Miguel de Beistegui, University of Warwick
"Foucault's lectures, interviews, and occasional pieces have long been recognized by Foucault scholars to be especially valuable in their clarity and value as supplements to Foucault's major works. . . .This is an important book for Foucault studies, and, given Foucault's influence, more broadly, for the academy."
Bernard E. Harcourt, editor of Michel Foucault, The Punitive Society
“‘Who is able to tell the truth? About what topic is it important to tell the truth? What are the relations between this activity of telling the truth and exercising power?’ These are the questions that Foucault brilliantly addresses in these formative lectures.
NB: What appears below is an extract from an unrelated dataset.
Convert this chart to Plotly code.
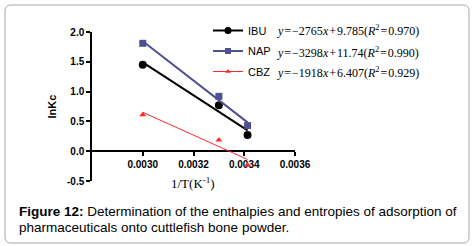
import plotly.graph_objects as go

# ---- data ----
inv_T = [0.0030, 0.0033, 0.003413]
series_names = ["IBU", "NAP", "CBZ"]
ibu_lnkc = [1.45, 0.77, 0.27]
nap_lnkc = [1.81, 0.92, 0.43]
cbz_lnkc = [0.61, 0.19, -0.23]
slopes = [-2765, -3298, -1918]
intercepts = [9.785, 11.74, 6.407]
r2_values = ["0.970", "0.990", "0.929"]
x_ticks = [0.0030, 0.0032, 0.0034, 0.0036]
x_tick_labels = ["0.0030", "0.0032", "0.0034", "0.0036"]
y_ticks = [-0.5, 0.0, 0.5, 1.0, 1.5, 2.0]
y_tick_labels = ["-0.5", "0.0", "0.5", "1.0", "1.5", "2.0"]

colors = ["#000000", "#4f4f93", "#ff2a2a"]
symbols = ["circle", "square", "triangle-up"]
msizes = [8, 7, 6]
lwidths = [2, 2, 1]
values = [ibu_lnkc, nap_lnkc, cbz_lnkc]

W, H = 473, 246
ML, MR, MT, MB = 92, 178, 32, 65
PW, PH = W - ML - MR, H - MT - MB


def px(xp):
    return (xp - ML) / PW


def py(yp):
    return (H - MB - yp) / PH


fig = go.Figure()
xfit = [min(inv_T), max(inv_T)]
for i, name in enumerate(series_names):
    yfit = [slopes[i] * x + intercepts[i] for x in xfit]
    fig.add_trace(go.Scatter(x=xfit, y=yfit, mode="lines",
                             line=dict(color=colors[i], width=lwidths[i]),
                             showlegend=False, hoverinfo="skip"))
    fig.add_trace(go.Scatter(x=inv_T, y=values[i], mode="markers",
                             marker=dict(color=colors[i], symbol=symbols[i], size=msizes[i]),
                             showlegend=False))
    fig.add_trace(go.Scatter(x=[None], y=[None], mode="lines+markers", name=name,
                             legendgroup=name,
                             line=dict(color=colors[i], width=lwidths[i]),
                             marker=dict(color=colors[i], symbol=symbols[i], size=msizes[i] - 1)))

annotations = []
rows_y = [31, 52, 72]
hs = "\u200a"
for i in range(3):
    b = intercepts[i]
    txt = ("<i>y</i>{s}={s}\u2212%d<i>x</i>{s}+{s}%s(<i>R</i><sup>2</sup>{s}={s}%s)".replace("{s}", hs)
           % (-slopes[i], ("%.3f" % b) if b < 10 else ("%.2f" % b), r2_values[i]))
    annotations.append(dict(x=px(275), y=py(rows_y[i]), xref="paper", yref="paper",
                            xanchor="left", yanchor="middle", showarrow=False, text=txt,
                            font=dict(family="Liberation Serif", size=12, color="#000")))

annotations.append(dict(x=px(193), y=py(183), xref="paper", yref="paper",
                        xanchor="center", yanchor="middle", showarrow=False,
                        text="1/T(K<sup>-1</sup>)",
                        font=dict(family="Liberation Serif", size=13, color="#000")))

annotations.append(dict(x=px(17), y=py(211), xref="paper", yref="paper",
                        xanchor="left", yanchor="middle", showarrow=False,
                        text="<b>Figure 12:</b> Determination of the enthalpies and entropies of adsorption of",
                        font=dict(family="Arial, Liberation Sans", size=13.5, color="#000")))
annotations.append(dict(x=px(17), y=py(227), xref="paper", yref="paper",
                        xanchor="left", yanchor="middle", showarrow=False,
                        text="pharmaceuticals onto cuttlefish bone powder.",
                        font=dict(family="Arial, Liberation Sans", size=13.5, color="#000")))

# rounded border
x0, y0, x1, y1, r = 5, 5, 469, 243, 6
path = ("M %f,%f L %f,%f Q %f,%f %f,%f L %f,%f Q %f,%f %f,%f L %f,%f Q %f,%f %f,%f L %f,%f Q %f,%f %f,%f Z" % (
    px(x0 + r), py(y0), px(x1 - r), py(y0), px(x1), py(y0), px(x1), py(y0 + r),
    px(x1), py(y1 - r), px(x1), py(y1), px(x1 - r), py(y1),
    px(x0 + r), py(y1), px(x0), py(y1), px(x0), py(y1 - r),
    px(x0), py(y0 + r), px(x0), py(y0), px(x0 + r), py(y0)))

fig.update_layout(
    width=W, height=H,
    margin=dict(l=ML, r=MR, t=MT, b=MB, autoexpand=False),
    paper_bgcolor="white", plot_bgcolor="white",
    font=dict(family="Arial, Liberation Sans", color="#000"),
    shapes=[dict(type="path", path=path, xref="paper", yref="paper",
                 line=dict(color="#a8a8a8", width=1), layer="below")],
    annotations=annotations,
    legend=dict(x=px(208), y=py(16), xanchor="left", yanchor="top",
                font=dict(family="Arial, Liberation Sans", size=11, color="#000"),
                bgcolor="rgba(0,0,0,0)", tracegroupgap=1.5, traceorder="grouped",
                itemwidth=30),
    xaxis=dict(range=[0.0028, 0.0036], tickvals=x_ticks, ticktext=x_tick_labels,
               ticks="outside", ticklen=4, tickwidth=1.5, tickcolor="#000",
               showline=True, linecolor="#000", linewidth=1.5, layer="below traces",
               anchor="free", position=0.2, showgrid=False, zeroline=False,
               tickfont=dict(family="Arial, Liberation Sans", size=10, color="#000", weight="bold")),
    yaxis=dict(range=[-0.5, 2.0], tickvals=y_ticks, ticktext=y_tick_labels,
               ticks="outside", ticklen=4, tickwidth=1.5, tickcolor="#000",
               showline=True, linecolor="#000", linewidth=1.5, layer="below traces",
               showgrid=False, zeroline=False,
               title=dict(text="<b>lnKc</b>", standoff=8,
                          font=dict(family="Arial, Liberation Sans", size=11, color="#000")),
               tickfont=dict(family="Arial, Liberation Sans", size=10, color="#000", weight="bold")),
)

fig.write_html("out.html", config={"displayModeBar": False},
               post_script="document.body.style.margin='0px';document.body.style.overflow='hidden';")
Today, when the questions of truth and truth-telling could not be more urgent, this compendium is an indispensable resource, tracing the problems back to the fifth century BCE and recovering the birth of the very notion of the truth-teller. These lectures are unique in offering a concentrated and sharp presentation of Foucault’s history of truth-telling. Expertly edited in English by Nancy Luxon, with a brilliant critical apparatus prepared by Henri-Paul Fruchaud and Daniele Lorenzini, this volume is a necessary companion to Foucault’s final lectures.”
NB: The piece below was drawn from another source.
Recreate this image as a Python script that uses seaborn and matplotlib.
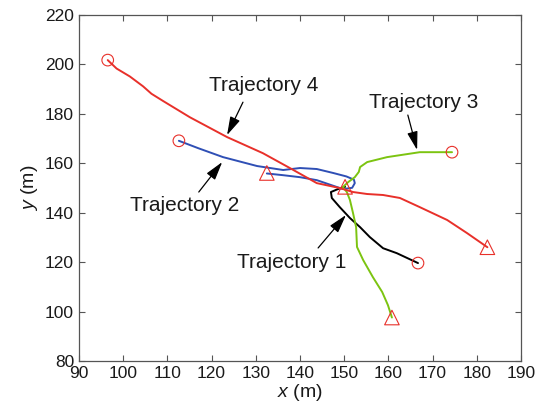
import numpy as np
import pandas as pd
import matplotlib
matplotlib.use("Agg")
import matplotlib.pyplot as plt
import seaborn as sns

# 轨迹数据
t1_x = [166.7, 161.9, 158.8, 155.8, 153.6, 151.3, 149.0, 147.2, 147.0, 148.6, 150.2]
t1_y = [119.6, 123.6, 125.6, 130.1, 134.1, 137.8, 142.2, 145.9, 148.3, 149.5, 150.4]

t2_x = [112.6, 117.0, 122.6, 130.3, 136.2, 140.0, 143.8, 147.5, 150.5, 152.2, 152.4, 151.8,
        149.7, 143.8, 140.0, 136.2, 132.5]
t2_y = [169.0, 166.0, 162.4, 158.8, 157.2, 158.0, 157.6, 156.0, 154.6, 153.3, 151.9, 150.0,
        149.5, 153.1, 154.3, 155.1, 155.8]

t3_x = [174.4, 167.1, 159.7, 155.2, 153.6, 153.3, 152.4, 150.9, 149.7, 150.6, 151.3,
        152.0, 152.7, 152.9, 154.3, 156.5, 158.6, 159.9, 160.8]
t3_y = [164.4, 164.4, 162.4, 160.4, 158.4, 156.4, 154.3, 152.3, 150.3, 148.3, 145.1,
        139.8, 134.1, 126.1, 120.8, 113.9, 107.9, 102.6, 97.6]

t4_x = [96.5, 98.5, 101.5, 104.5, 106.4, 109.1, 115.1, 123.5, 131.6, 137.7, 143.8, 149.0,
        152.0, 155.2, 158.8, 162.6, 167.1, 173.3, 177.8, 182.4]
t4_y = [201.6, 198.2, 195.0, 191.0, 188.0, 185.0, 178.5, 170.5, 164.0, 158.0, 151.9, 149.9,
        148.3, 147.5, 147.1, 145.9, 142.2, 137.0, 131.7, 126.0]

# 起点 (圆圈) 和终点 (三角形)
start_x = [166.7, 112.6, 174.4, 96.5]
start_y = [119.6, 169.0, 164.4, 201.6]
end_x = [150.2, 132.5, 160.8, 182.4]
end_y = [150.4, 156.0, 97.6, 126.0]

# 标注: 文字位置, 箭头起点, 箭头终点
labels = ['Trajectory 1', 'Trajectory 2', 'Trajectory 3', 'Trajectory 4']
text_x = [138.2, 113.9, 168.1, 131.9]
text_y = [120.0, 143.0, 184.6, 191.5]
tail_x = [144.1, 117.1, 164.4, 127.1]
tail_y = [125.7, 148.3, 179.4, 184.6]
tip_x = [150.4, 122.4, 166.5, 123.5]
tip_y = [139.0, 160.4, 165.3, 171.3]

colors = ['black', '#2f4fb5', '#7cc411', '#e8302a']

sns.set_style("ticks")
plt.rcParams['font.family'] = ['Liberation Sans', 'DejaVu Sans']
plt.rcParams['mathtext.fontset'] = 'custom'
plt.rcParams['mathtext.it'] = 'Liberation Sans:italic'
plt.rcParams['mathtext.rm'] = 'Liberation Sans'

fig = plt.figure(figsize=(5.41, 4.16), dpi=100)
ax = fig.add_axes([0.146, 0.132, 0.817, 0.833])

trajs = [(t1_x, t1_y), (t2_x, t2_y), (t3_x, t3_y), (t4_x, t4_y)]
for (xs, ys), c in zip(trajs, colors):
    df = pd.DataFrame({'x': xs, 'y': ys})
    sns.lineplot(data=df, x='x', y='y', sort=False, estimator=None,
                 color=c, linewidth=1.4, ax=ax)

sns.scatterplot(x=start_x, y=start_y, marker='o', s=70, facecolor='none',
                edgecolor='#e8302a', linewidth=0.8, ax=ax, zorder=5)
sns.scatterplot(x=end_x, y=end_y, marker='^', s=110, facecolor='none',
                edgecolor='#e8302a', linewidth=0.8, ax=ax, zorder=5)

for i in range(4):
    ax.annotate('', xy=(tip_x[i], tip_y[i]), xytext=(tail_x[i], tail_y[i]),
                arrowprops=dict(arrowstyle='-|>,head_length=0.7,head_width=0.2',
                                color='black', lw=0.9,
                                mutation_scale=16, shrinkA=0, shrinkB=0))
    ax.text(text_x[i], text_y[i], labels[i], fontsize=15, ha='center', va='center',
            color='#1a1a1a')

ax.set_xlim(90, 190)
ax.set_ylim(80, 220)
ax.set_xticks(np.arange(90, 191, 10))
ax.set_yticks(np.arange(80, 221, 20))
ax.tick_params(direction='in', top=True, right=True, labelsize=12.5,
               color='#555555', labelcolor='#1a1a1a', length=4, width=0.8)
for sp in ax.spines.values():
    sp.set_visible(True)
    sp.set_color('#555555')
    sp.set_linewidth(0.9)

ax.set_xlabel(r'$x$ (m)', fontsize=14, color='#1a1a1a', labelpad=1)
ax.set_ylabel(r'$y$ (m)', fontsize=14, color='#1a1a1a', labelpad=4)

plt.savefig('out.png', dpi=100)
James Porter, University of California, Berkeley
“A meticulously curated and definitive edition of Foucault’s Grenoble lecture and of his legendary Berkeley seminars on the courageous practice of free speech, ‘Discourse and Truth’ provides an intimate, often moving glimpse into Foucault’s thought and person at the end of his extraordinary career. Rounding out his writings on the culture of the self in antiquity, and containing his most sustained reflections on the Cynics, the book in fact offers an unexpected genealogy of critique—of the ‘critical attitude’ and the critical bios, or form of life—in the spheres of ethics, politics, and culture, thereby mapping out a tradition that stretches from Greece and Rome to Kant and Nietzsche. The work will be seminal for generations to come. But its lessons could not be more timely, more inspiring, or more urgently needed than at our present moment.”
David Owen, co-author of Prospects for Citizenship
“Parresia was Foucault’s last great topic and marks one of his most vital contributions to contemporary philosophical thought. This definitive critical edition of Foucault’s lectures at Grenoble and Berkeley provides an essential guide to the development of his thinking on parresia that will be required reading not only for Foucault scholars but for any philosopher concerned with the relationship of ethics, truth, and power. Fruchaud and Lorenzini, ably supported for this English edition by Nancy Luxon, are owed a debt of gratitude for this superb accomplishment.”